Volumes have been written to respond to your question regarding Maine and Nova Scotia and beyond. A good place to start imho is with The Cruising Guide to the New England Coast by Duncan/Fenn and then A Cruising Guide to the Maine Coast
by The Tafts. The former takes you as far as New Brunswick, I believe. Beyond that others may be familiar with other publications.

With the desire, all you really need is Time and a well found vessel...and head the pointy end North. I hope to do the same in about a year. I'll probably settle for Lobster instead Walrus. When do you plan on leaving?


----------



## AndreasNYC (Sep 6, 2010)

I was planning to leave in about a year. Closing out the caribean season and want to do something different next time...

Thanks for the book recs I woll buy those...

I would love to hear from people who have had personla experiences out there.

Esp the far north. How livable is it? How bad do the seas get?


----------



## killarney_sailor (May 4, 2006)

I have cruised as far as the south coast of Newfoundland and it is incredible but a long, long way from walruses. You can see many whales and once around the corner to the north side of the island ice bergs. You need to be very self-sufficient even in Newfoundland, let alone further north. There are villages with a few provisions and sometimes fuel but that is it. You can tie up at village docks and can anchor often in fairly deep locations. Wonderful and exciting cruising, but make sure you are confident in yourself and your boat.


----------



## downeast450 (Jan 16, 2008)

Andreas,

Would you settle for Grey Seals? Lots of those before you get to Newfoundland. Many other natural wonders, too. It would be an ambitious goal to sail with the walruses. It will be a wonderful trip.

Down


----------



## CalebD (Jan 11, 2008)

There is a fairly recent book called "North to the Night" by Alvah Simon that is worth checking out. He spends the winter on his boat way, way up there and besides walrus he finds polar bears and Inuit.
North to the Night: A Spiritual Odyssey in the Arctic: Alvah Simon: 9780767904469: Amazon.com: [email protected]@[email protected]@http://ecx.images-amazon.com/images/I/[email protected]@[email protected]@51kDmGcn2AL

The book is written well but the guy is a bit of a nut in my opinion.

They get seals out by Montauk and the rare gray or harbor seal in the Hudson. Walrus, not so much.

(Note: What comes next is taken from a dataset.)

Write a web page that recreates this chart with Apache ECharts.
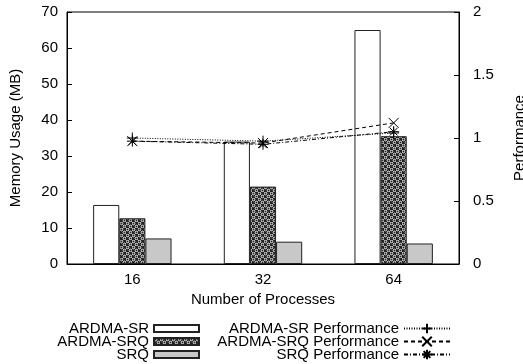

Also check out Peter Smith's blog about sailing to Antarctica: http://www.petersmith.net.nz/
Great photos of all the places they visited.

Have you already got a new boat?


----------



## AndreasNYC (Sep 6, 2010)

I am on my boat now and so blessed with lots of spare time 

The route from NYC to the entrance of hudso straight is 1900 NM My boat will cruise at 8 knots. So 2 weeks should do it...

I think I could settle for fur seals though. 

The real question is weather. I dont mind cold but high wind and big waves and ice might be an issue. 

Any ideas how long the suitable weather window is ? From when until when?

I did sail from Newport RI to the USVI this Febuary, we had 55 knot winds and 20 ft waves for a day or 2 . The distance is about 1300 NM and we did it in 9 days. 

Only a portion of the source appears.